Projeto concebido originalmente para a área de Ideias do Centro Cultural Banco do Brasil (CCBB) Brasília, Mitos do Teatro Brasileiro é calcado na memória das artes cênicas nacionais.

quarta-feira, 13 de julho de 2011

Barrela nasce proibida

com Paschoal Carlos Magno e estudantes de Santos
BARRELA


“Houve um caso, em Santos, que me chocou profundamente: um garoto foi preso por uma besteira e, na cadeia, foi currado. Quando saiu, dois dias depois, matou quatro dos caras que estavam com ele na cela. Fiquei tão chocado com esse negócio todo que escrevi a Barrela.” “Juro por essa luz que me ilumina que até então nunca havia me ocorrido escrever uma peça, pois eu não conhecia as grandes peças da dramaturgia nacional, nem universal. Conhecia as peças que eram apresentadas no Pavilhão Liberdade: Paixão de Cristo, O Mundo não me Quis, Rancho Fundo, O Ébrio. Mas, o caso do garoto me comoveu tanto, que eu, depois de andar uns tempos atormentado com a história, a despejei no papel.

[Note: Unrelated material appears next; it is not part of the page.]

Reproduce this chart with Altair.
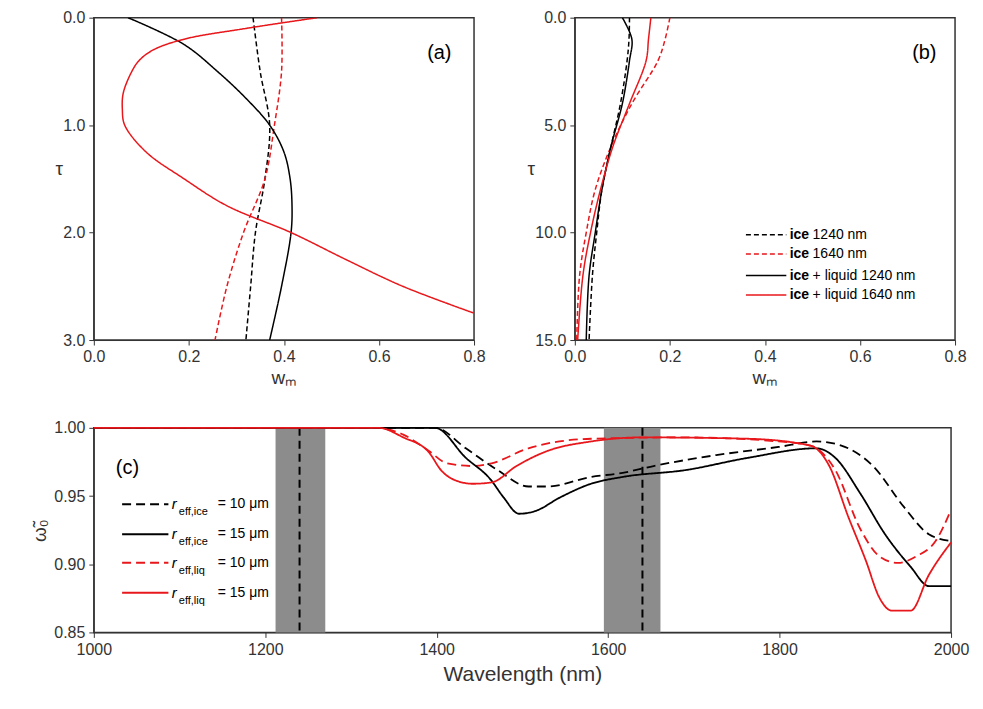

Escrevi em forma de diálogo, em forma de espetáculo de teatro, que era o que eu mais conhecia, mas não me preocupei com os erros de português, nem com as palavras. Imaginei o que se passara no xadrez antes, durante e depois de o garoto entrar, coisas que eu conhecia bem de tanto escutar histórias na boca da malandragem. E dei o nome de
Barrela, que é a borra que sobra do sabão de cinzas e que, na época, era a gíria que se usava para curra.”
“Li a peça pra alguns companheiros do circo e naturalmente eles acharam que eu tinha enlouquecido, se pensava que podia encenar uma peça com aquela linguagem. Ficou por isso mesmo.” “Ninguém quis montar e eu levei para a Pagu, que achou meu diálogo tão poderoso quanto o do Nélson Rodrigues. Ela, então, levou Barrela para o Pascoal Carlos Magno, que estava realizando o Festival Nacional de Teatro de Estudante em Santos. Então, ele fez um puta escarcéu, descobriu um gênio, essas coisas.” “... e no final do festival falou para os jornais que fazia questão que os estudantes montassem a peça.”
“Começamos a ensaiar no início do ano de 1959.” “Aí, eu é que fui dirigir, eu que fiz um papel, eu que fiz o cenário, eu que fiz tudo.” [O texto foi enviado para a Censura Federal, que o proibiu. A Patrícia Galvão comunicou-se com o Pascoal Carlos Magno, uma espécie de ministro sem pasta do Governo de Juscelino Kubitschek. Ele, então, enviou um telegrama diretamente do gabinete do presidente dizendo para a polícia reconsiderar a proibição da peça. E o texto foi liberado para uma apresentação, no dia 1º de novembro de 1959, no palco do Centro Português de Santos, ficando depois proibido pela Censura Federal por vinte e um anos.]
“No dia seguinte, a cidade só falava da nossa peça. Eu achava tudo lindo e me badalava como gênio, até que, de tanto me encherem, escrevi outra peça, sem ter absolutamente nada pra dizer.” [A peça era
Os Fantoches, ou Chapéu sobre Paralelepípedo para Alguém Chutar, reescrita depois como Jornada de um Imbecil até o Entendimento.] “E foi um vexame tão grande, tão grande, que no dia seguinte a Patrícia Galvão [que escrevia crítica de teatro para o jornal A Tribuna de Santos] botou na Tribuna o meu retratão de gravata borboleta e tudo, com uma manchete assim: Esse analfabeto esperava outro milagre de circo.” “Mas, não me acanhei. Estava selado que eu era um autor teatral e eu jurava pra mim mesmo que nem sucessos, nem fracassos me abateriam.”